Teens are at far greater risk of death in an alcohol-related crash than the overall population. This is despite the fact that they cannot legally purchase or publicly possess alcohol in any state. When alcohol is added to the inexperience of teen drivers, the results can be deadly. Drunk male teenage drivers are 18 times more likely than a sober male teen driver to be killed in a single-vehicle crash. Drunk female teenage drivers are 54 times more likely to be killed than a sober counterpart. Laws for operating under the influence of alcohol also apply to drugs. Almost any drug can affect your driving skills. Illegal drugs, prescription medicines, and over-the-counter medicines can all make it dangerous to drive.
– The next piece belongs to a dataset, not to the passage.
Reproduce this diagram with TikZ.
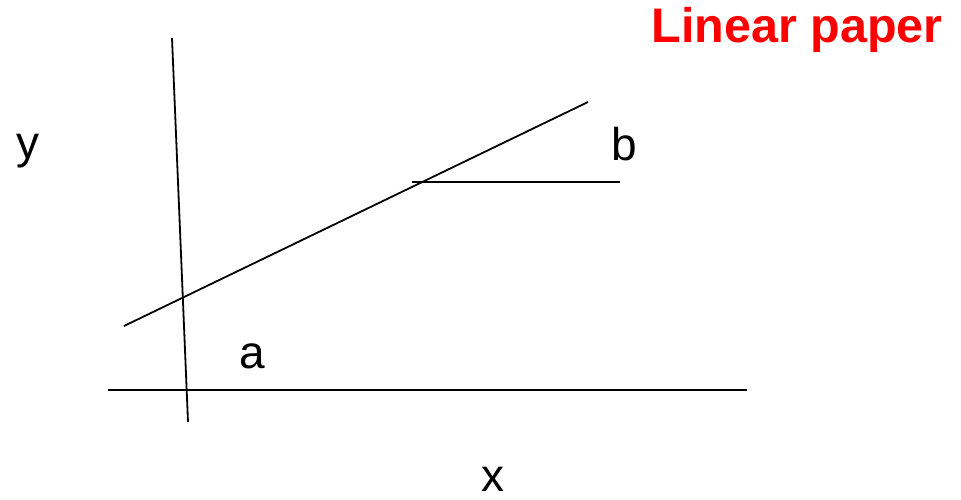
\documentclass[tikz,border=0pt]{standalone}
\usepackage{fontspec}
\setmainfont{Liberation Sans}
\begin{document}
\begin{tikzpicture}[x=1pt,y=-1pt,
  ln/.style={line width=1.8pt,black},
  lbl/.style={inner sep=0pt,anchor=base west,font=\fontsize{46}{55}\selectfont},
  ttl/.style={inner sep=0pt,anchor=base east,text=red,font=\fontsize{48.5}{58}\selectfont\bfseries}]
\useasboundingbox (0,0) rectangle (961,499);
\coordinate (vt) at (172,38);
\coordinate (vb) at (188,422);
\coordinate (hl) at (108,390);
\coordinate (hr) at (747,390);
\coordinate (sl) at (124,326);
\coordinate (sr) at (588,102);
\coordinate (bl) at (412,182);
\coordinate (br) at (620,182);
\draw[ln] (vt) -- (vb);
\draw[ln] (hl) -- (hr);
\draw[ln] (sl) -- (sr);
\draw[ln] (bl) -- (br);
\node[ttl] (title) at (943,42.5) {Linear paper};
\node[lbl] (ylab) at (16,158) {y};
\node[lbl] (alab) at (239,368) {a};
\node[lbl] (blab) at (611,160) {b};
\node[lbl,text depth=0pt] (xlab) at (481,491) {x};
\end{tikzpicture}
\end{document}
If you plan to drive, be smart and have no alcohol, marijuana, or any other drugs in your system.

Fatigue

As teens get older their bedtimes get later, but waking times do not tend to change. From ages 13 to 19, nightly sleep is reduced by 40–50 minutes. Teen drivers who sleep less than 8 hours a night are 33 percent more likely to crash than teens who get more than 8 hours of sleep. This lack of sleep can result in depressive moods, more risk-taking behaviors, and lower grades. It further reduces a person’s ability to process information, be attentive, and have good reflexes, which are all crucial to safe driving. Studies have shown that being awake for 18 hours has a similar impact to having a blood alcohol content (BAC) level of 0.08.

Inexperience

Just as it takes years to perfect any skill – athletic, artistic, or otherwise – it also takes years to be a truly good driver. Until teens are much more experienced, they run a greater risk of crashing, being hurt, and potentially dying. A driver’s license makes them a driver. Experience makes them good drivers.

Night driving

For teens, the most severe crashes occur at night and on weekends. Night driving is challenging for all drivers, but novice drivers do not have the experience to anticipate and react when visibility is reduced. When teens drive at night, it is more often with a lack of adult supervision, with other teen passengers, and at high speeds – all of which are factors that increase risk.

Teen passengers

Research is clear on the fact that risky teen driving behaviors increase in the presence of teen passengers. A teen who is driving with other teens in the car is more likely to crash. The more kids there are in the car, the stronger the likelihood of a crash. This is the primary reason many states have passed laws that restrict the ability of teens to drive with their peers.